--- YOUR OBJECTIVE ---
Reproduce, character for character, the lines below from the first through the one with "1.615, 1.60, 1.595]". Leave pictures out.

Plotting code records:
----
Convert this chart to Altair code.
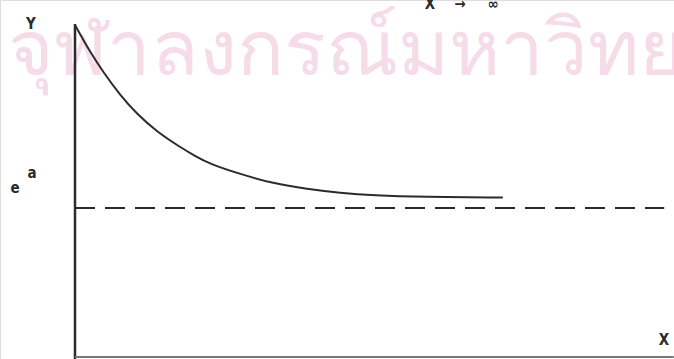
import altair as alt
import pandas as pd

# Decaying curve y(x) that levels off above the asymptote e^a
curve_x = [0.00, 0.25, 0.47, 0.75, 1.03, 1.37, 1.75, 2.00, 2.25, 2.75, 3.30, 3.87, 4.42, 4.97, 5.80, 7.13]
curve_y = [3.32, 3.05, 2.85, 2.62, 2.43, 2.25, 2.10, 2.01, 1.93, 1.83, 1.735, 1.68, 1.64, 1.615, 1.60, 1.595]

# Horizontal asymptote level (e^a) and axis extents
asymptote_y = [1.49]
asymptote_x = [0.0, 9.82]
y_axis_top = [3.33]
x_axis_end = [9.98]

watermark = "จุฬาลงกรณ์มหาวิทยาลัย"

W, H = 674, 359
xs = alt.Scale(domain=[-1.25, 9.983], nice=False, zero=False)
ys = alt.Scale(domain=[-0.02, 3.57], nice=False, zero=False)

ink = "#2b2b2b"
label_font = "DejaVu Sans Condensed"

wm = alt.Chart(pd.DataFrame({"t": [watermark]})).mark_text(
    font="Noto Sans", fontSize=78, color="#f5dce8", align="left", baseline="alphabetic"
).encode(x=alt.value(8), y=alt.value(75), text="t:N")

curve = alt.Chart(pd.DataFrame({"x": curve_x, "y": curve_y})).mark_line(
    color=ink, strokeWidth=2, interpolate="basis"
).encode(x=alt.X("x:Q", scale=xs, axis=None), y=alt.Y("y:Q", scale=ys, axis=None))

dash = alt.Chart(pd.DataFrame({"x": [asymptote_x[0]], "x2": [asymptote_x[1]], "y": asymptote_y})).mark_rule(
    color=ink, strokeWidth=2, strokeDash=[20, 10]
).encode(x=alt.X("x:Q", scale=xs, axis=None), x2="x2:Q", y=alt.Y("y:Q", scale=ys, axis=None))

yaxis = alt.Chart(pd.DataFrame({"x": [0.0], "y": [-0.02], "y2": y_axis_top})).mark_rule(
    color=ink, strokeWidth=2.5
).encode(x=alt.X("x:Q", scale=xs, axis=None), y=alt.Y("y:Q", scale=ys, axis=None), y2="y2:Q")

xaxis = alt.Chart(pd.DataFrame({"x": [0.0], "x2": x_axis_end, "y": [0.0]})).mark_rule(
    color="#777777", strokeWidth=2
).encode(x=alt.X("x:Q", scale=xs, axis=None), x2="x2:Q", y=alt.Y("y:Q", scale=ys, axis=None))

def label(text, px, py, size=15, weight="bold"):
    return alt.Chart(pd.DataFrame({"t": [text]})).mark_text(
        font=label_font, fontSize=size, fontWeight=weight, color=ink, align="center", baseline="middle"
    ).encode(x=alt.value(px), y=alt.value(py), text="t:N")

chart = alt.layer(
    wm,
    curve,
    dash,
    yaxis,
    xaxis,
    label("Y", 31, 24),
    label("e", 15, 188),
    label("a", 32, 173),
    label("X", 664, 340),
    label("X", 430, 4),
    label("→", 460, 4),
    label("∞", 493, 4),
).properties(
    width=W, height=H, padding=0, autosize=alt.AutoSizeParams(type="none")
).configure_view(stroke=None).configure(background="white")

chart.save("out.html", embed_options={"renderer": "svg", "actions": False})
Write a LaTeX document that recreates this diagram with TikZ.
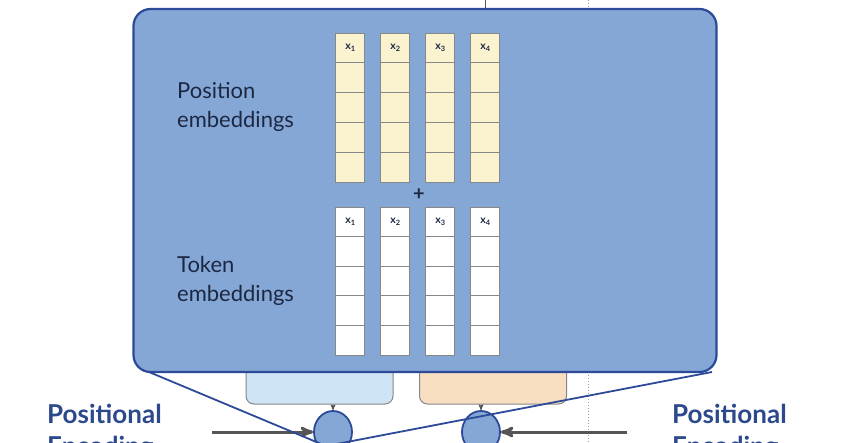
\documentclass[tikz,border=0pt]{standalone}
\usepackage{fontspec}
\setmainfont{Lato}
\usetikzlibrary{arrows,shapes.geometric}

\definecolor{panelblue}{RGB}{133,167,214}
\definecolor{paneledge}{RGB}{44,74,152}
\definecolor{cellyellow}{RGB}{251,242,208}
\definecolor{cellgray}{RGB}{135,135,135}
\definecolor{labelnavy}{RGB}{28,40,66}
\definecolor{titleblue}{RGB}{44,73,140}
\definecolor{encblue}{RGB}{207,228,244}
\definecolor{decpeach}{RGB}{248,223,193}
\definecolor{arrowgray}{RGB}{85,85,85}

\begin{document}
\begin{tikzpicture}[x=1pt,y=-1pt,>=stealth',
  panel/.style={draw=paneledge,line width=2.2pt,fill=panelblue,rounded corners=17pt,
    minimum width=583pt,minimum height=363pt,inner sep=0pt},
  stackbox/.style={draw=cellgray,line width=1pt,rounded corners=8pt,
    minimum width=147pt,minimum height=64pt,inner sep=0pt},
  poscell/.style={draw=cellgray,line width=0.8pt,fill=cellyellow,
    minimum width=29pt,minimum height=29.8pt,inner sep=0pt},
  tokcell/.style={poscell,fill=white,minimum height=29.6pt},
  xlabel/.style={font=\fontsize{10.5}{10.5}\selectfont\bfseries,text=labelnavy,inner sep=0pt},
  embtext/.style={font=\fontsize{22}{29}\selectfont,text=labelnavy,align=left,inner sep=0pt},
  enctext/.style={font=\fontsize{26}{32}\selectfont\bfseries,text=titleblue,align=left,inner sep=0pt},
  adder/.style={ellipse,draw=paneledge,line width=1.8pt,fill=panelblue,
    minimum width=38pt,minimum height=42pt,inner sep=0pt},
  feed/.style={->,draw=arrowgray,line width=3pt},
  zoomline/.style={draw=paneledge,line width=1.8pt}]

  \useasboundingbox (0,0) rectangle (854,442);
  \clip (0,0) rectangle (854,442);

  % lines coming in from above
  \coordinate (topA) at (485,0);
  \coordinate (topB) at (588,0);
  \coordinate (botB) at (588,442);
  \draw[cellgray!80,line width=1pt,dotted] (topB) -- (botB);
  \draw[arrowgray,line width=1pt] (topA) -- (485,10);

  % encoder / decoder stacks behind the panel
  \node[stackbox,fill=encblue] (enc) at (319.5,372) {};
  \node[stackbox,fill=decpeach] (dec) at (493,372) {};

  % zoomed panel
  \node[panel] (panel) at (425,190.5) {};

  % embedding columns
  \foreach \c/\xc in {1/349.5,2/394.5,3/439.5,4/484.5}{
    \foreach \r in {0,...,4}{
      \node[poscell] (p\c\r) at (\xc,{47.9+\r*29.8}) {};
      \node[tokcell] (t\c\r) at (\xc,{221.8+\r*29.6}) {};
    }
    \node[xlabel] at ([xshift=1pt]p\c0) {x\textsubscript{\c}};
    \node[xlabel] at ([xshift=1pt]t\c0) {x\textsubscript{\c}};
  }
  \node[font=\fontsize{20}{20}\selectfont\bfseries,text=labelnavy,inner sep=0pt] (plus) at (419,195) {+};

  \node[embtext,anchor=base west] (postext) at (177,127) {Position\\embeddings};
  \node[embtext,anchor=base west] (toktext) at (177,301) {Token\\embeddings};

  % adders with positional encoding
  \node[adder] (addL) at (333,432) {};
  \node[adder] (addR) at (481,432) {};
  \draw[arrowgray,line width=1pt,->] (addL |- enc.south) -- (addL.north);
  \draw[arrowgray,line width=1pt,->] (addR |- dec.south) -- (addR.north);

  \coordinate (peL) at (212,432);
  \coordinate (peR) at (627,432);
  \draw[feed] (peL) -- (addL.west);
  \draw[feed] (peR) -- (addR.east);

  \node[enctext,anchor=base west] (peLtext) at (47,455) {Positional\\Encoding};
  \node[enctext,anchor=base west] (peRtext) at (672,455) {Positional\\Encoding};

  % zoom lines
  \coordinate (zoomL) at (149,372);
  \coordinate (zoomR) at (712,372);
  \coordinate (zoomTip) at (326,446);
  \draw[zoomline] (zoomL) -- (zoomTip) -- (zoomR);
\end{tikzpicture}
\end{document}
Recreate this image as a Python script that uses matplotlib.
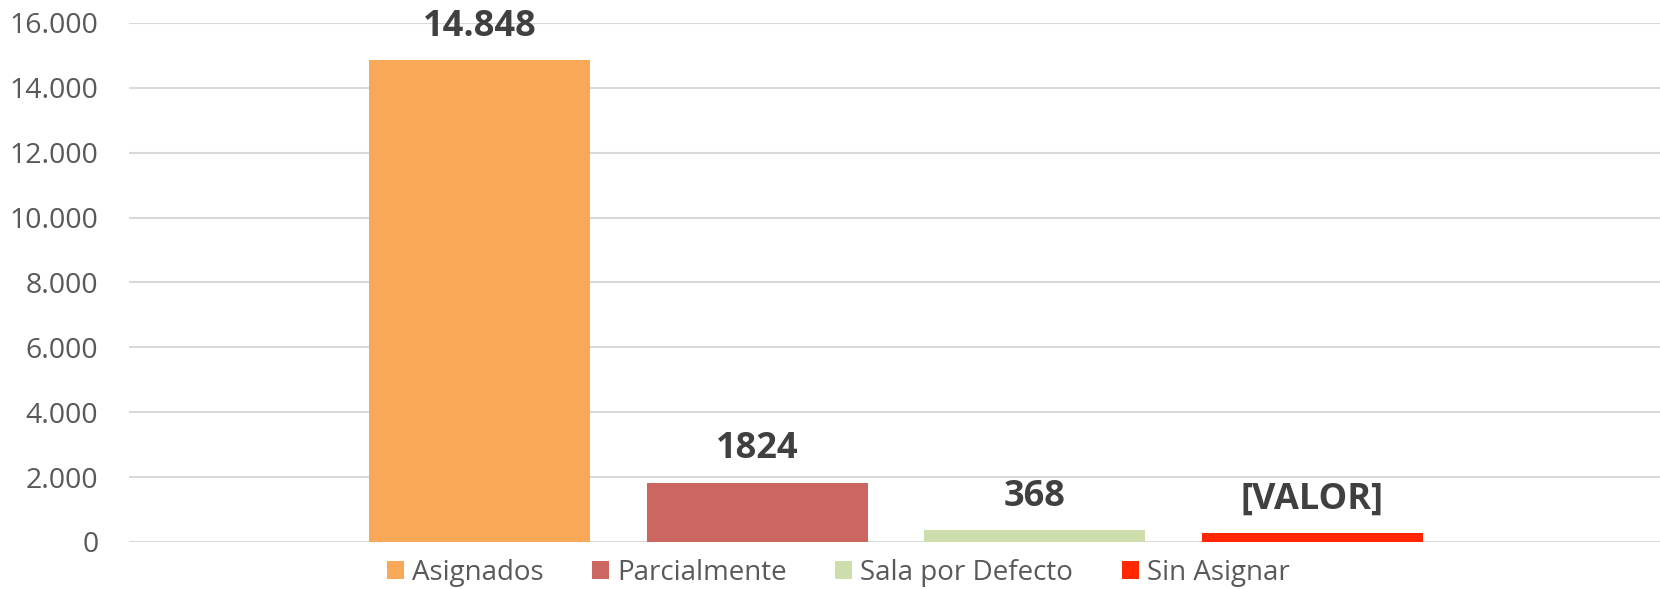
----
--- WRITTEN SOLUTION ---
Convert this chart to Altair code.
import altair as alt
import pandas as pd

# Decaying curve y(x) that levels off above the asymptote e^a
curve_x = [0.00, 0.25, 0.47, 0.75, 1.03, 1.37, 1.75, 2.00, 2.25, 2.75, 3.30, 3.87, 4.42, 4.97, 5.80, 7.13]
curve_y = [3.32, 3.05, 2.85, 2.62, 2.43, 2.25, 2.10, 2.01, 1.93, 1.83, 1.735, 1.68, 1.64, 1.615, 1.60, 1.595]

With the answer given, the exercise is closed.